SET PROBLEM | All the data must come back unchanged, except that pictures are left out.

EXTRACTED INFORMATION |
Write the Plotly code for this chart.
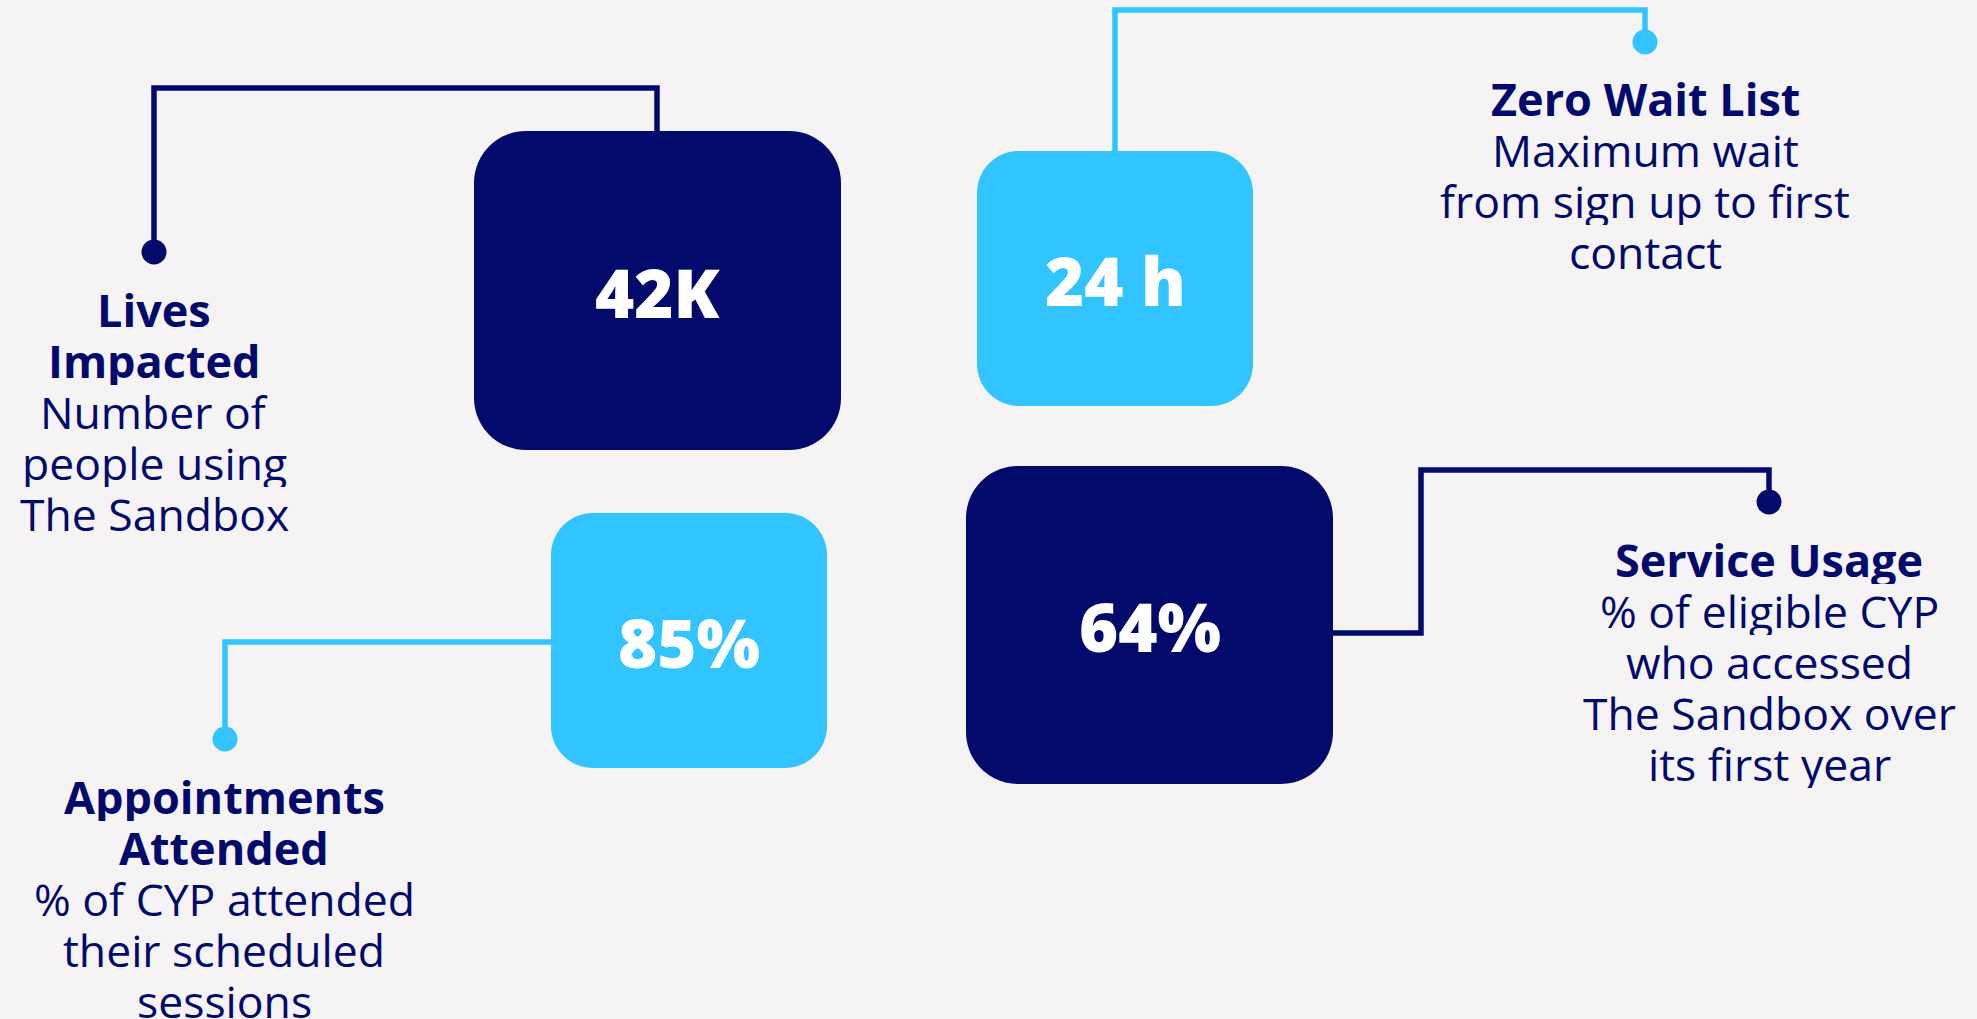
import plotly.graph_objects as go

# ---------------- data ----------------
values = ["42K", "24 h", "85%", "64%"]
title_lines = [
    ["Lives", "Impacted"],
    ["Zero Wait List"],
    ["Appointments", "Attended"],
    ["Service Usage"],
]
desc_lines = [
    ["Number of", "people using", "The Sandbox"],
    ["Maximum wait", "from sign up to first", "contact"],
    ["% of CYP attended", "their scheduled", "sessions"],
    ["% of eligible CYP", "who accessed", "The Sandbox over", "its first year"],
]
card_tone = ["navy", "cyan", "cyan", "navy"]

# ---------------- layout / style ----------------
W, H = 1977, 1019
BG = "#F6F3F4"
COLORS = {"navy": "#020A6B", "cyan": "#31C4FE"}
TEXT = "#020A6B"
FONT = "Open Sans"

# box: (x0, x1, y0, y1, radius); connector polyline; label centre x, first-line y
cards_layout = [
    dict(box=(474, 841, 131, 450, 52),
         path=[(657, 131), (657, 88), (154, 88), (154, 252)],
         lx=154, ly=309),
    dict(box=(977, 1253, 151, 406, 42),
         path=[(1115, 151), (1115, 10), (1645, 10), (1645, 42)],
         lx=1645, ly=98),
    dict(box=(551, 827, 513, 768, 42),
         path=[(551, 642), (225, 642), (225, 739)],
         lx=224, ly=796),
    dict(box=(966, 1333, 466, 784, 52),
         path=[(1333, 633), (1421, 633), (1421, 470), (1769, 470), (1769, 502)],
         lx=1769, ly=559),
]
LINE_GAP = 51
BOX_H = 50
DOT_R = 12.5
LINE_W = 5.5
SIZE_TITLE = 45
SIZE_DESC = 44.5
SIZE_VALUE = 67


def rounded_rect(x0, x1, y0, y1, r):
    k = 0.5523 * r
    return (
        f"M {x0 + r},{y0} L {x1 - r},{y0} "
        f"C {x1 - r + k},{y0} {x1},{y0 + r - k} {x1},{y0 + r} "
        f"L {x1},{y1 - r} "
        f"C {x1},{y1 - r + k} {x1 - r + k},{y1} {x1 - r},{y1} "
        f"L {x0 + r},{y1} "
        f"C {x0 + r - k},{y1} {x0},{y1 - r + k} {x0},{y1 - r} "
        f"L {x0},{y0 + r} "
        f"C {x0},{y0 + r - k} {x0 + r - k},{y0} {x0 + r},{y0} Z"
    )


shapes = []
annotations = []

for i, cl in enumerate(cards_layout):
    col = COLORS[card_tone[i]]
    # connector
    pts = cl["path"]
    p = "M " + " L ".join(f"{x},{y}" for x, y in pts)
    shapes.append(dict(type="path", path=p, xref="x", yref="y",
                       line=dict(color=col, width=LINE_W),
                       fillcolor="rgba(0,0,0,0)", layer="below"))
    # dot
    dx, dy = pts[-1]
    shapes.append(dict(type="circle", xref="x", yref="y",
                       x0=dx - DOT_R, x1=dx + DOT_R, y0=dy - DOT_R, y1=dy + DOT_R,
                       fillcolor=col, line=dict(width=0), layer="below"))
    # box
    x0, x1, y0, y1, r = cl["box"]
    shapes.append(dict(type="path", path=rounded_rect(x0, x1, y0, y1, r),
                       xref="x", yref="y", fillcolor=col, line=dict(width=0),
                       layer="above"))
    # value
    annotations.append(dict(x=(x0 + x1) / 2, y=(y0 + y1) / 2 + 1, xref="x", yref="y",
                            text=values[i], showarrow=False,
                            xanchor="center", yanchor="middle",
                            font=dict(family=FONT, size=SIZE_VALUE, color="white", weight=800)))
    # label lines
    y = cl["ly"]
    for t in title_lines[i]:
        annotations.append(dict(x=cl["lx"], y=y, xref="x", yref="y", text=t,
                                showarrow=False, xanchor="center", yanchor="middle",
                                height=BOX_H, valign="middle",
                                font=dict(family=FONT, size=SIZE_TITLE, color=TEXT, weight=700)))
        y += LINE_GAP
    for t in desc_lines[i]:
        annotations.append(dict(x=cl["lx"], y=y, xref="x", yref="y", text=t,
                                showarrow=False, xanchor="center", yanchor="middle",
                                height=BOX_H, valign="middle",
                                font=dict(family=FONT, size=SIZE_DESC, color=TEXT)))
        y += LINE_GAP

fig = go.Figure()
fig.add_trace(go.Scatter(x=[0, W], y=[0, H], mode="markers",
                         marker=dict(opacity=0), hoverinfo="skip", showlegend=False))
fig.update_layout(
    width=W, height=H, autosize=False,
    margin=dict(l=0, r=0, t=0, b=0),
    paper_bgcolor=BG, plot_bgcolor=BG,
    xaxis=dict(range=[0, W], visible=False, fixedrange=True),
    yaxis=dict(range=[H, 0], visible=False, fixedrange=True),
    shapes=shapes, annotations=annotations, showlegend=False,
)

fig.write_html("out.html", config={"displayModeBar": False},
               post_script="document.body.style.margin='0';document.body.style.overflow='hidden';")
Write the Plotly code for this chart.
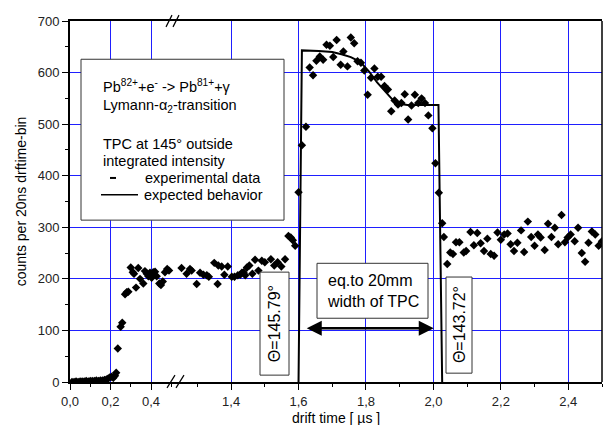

OUTPUT OF THE EXERCISE |
Write the Plotly code for this chart.
import plotly.graph_objects as go

# ---------------- data ----------------
values = ["42K", "24 h", "85%", "64%"]
title_lines = [
    ["Lives", "Impacted"],
    ["Zero Wait List"],
    ["Appointments", "Attended"],
    ["Service Usage"],
]
desc_lines = [
    ["Number of", "people using", "The Sandbox"],
    ["Maximum wait", "from sign up to first", "contact"],
    ["% of CYP attended", "their scheduled", "sessions"],
    ["% of eligible CYP", "who accessed", "The Sandbox over", "its first year"],
]
card_tone = ["navy", "cyan", "cyan", "navy"]

# ---------------- layout / style ----------------
W, H = 1977, 1019
BG = "#F6F3F4"
COLORS = {"navy": "#020A6B", "cyan": "#31C4FE"}
TEXT = "#020A6B"
FONT = "Open Sans"

# box: (x0, x1, y0, y1, radius); connector polyline; label centre x, first-line y
cards_layout = [
    dict(box=(474, 841, 131, 450, 52),
         path=[(657, 131), (657, 88), (154, 88), (154, 252)],
         lx=154, ly=309),
    dict(box=(977, 1253, 151, 406, 42),
         path=[(1115, 151), (1115, 10), (1645, 10), (1645, 42)],
         lx=1645, ly=98),
    dict(box=(551, 827, 513, 768, 42),
         path=[(551, 642), (225, 642), (225, 739)],
         lx=224, ly=796),
    dict(box=(966, 1333, 466, 784, 52),
         path=[(1333, 633), (1421, 633), (1421, 470), (1769, 470), (1769, 502)],
         lx=1769, ly=559),
]
LINE_GAP = 51
BOX_H = 50
DOT_R = 12.5
LINE_W = 5.5
SIZE_TITLE = 45
SIZE_DESC = 44.5
SIZE_VALUE = 67


def rounded_rect(x0, x1, y0, y1, r):
    k = 0.5523 * r
    return (
        f"M {x0 + r},{y0} L {x1 - r},{y0} "
        f"C {x1 - r + k},{y0} {x1},{y0 + r - k} {x1},{y0 + r} "
        f"L {x1},{y1 - r} "
        f"C {x1},{y1 - r + k} {x1 - r + k},{y1} {x1 - r},{y1} "
        f"L {x0 + r},{y1} "
        f"C {x0 + r - k},{y1} {x0},{y1 - r + k} {x0},{y1 - r} "
        f"L {x0},{y0 + r} "
        f"C {x0},{y0 + r - k} {x0 + r - k},{y0} {x0 + r},{y0} Z"
    )


shapes = []
annotations = []

for i, cl in enumerate(cards_layout):
    col = COLORS[card_tone[i]]
    # connector
    pts = cl["path"]
    p = "M " + " L ".join(f"{x},{y}" for x, y in pts)
    shapes.append(dict(type="path", path=p, xref="x", yref="y",
                       line=dict(color=col, width=LINE_W),
                       fillcolor="rgba(0,0,0,0)", layer="below"))
    # dot
    dx, dy = pts[-1]
    shapes.append(dict(type="circle", xref="x", yref="y",
                       x0=dx - DOT_R, x1=dx + DOT_R, y0=dy - DOT_R, y1=dy + DOT_R,
                       fillcolor=col, line=dict(width=0), layer="below"))
    # box
    x0, x1, y0, y1, r = cl["box"]
    shapes.append(dict(type="path", path=rounded_rect(x0, x1, y0, y1, r),
                       xref="x", yref="y", fillcolor=col, line=dict(width=0),
                       layer="above"))
    # value
    annotations.append(dict(x=(x0 + x1) / 2, y=(y0 + y1) / 2 + 1, xref="x", yref="y",
                            text=values[i], showarrow=False,
                            xanchor="center", yanchor="middle",
                            font=dict(family=FONT, size=SIZE_VALUE, color="white", weight=800)))
    # label lines
    y = cl["ly"]
    for t in title_lines[i]:
        annotations.append(dict(x=cl["lx"], y=y, xref="x", yref="y", text=t,
                                showarrow=False, xanchor="center", yanchor="middle",
                                height=BOX_H, valign="middle",
                                font=dict(family=FONT, size=SIZE_TITLE, color=TEXT, weight=700)))
        y += LINE_GAP
    for t in desc_lines[i]:
        annotations.append(dict(x=cl["lx"], y=y, xref="x", yref="y", text=t,
                                showarrow=False, xanchor="center", yanchor="middle",
                                height=BOX_H, valign="middle",
                                font=dict(family=FONT, size=SIZE_DESC, color=TEXT)))
        y += LINE_GAP

fig = go.Figure()
fig.add_trace(go.Scatter(x=[0, W], y=[0, H], mode="markers",
                         marker=dict(opacity=0), hoverinfo="skip", showlegend=False))
fig.update_layout(
    width=W, height=H, autosize=False,
    margin=dict(l=0, r=0, t=0, b=0),
    paper_bgcolor=BG, plot_bgcolor=BG,
    xaxis=dict(range=[0, W], visible=False, fixedrange=True),
    yaxis=dict(range=[H, 0], visible=False, fixedrange=True),
    shapes=shapes, annotations=annotations, showlegend=False,
)

fig.write_html("out.html", config={"displayModeBar": False},
               post_script="document.body.style.margin='0';document.body.style.overflow='hidden';")
Write the Plotly code for this chart.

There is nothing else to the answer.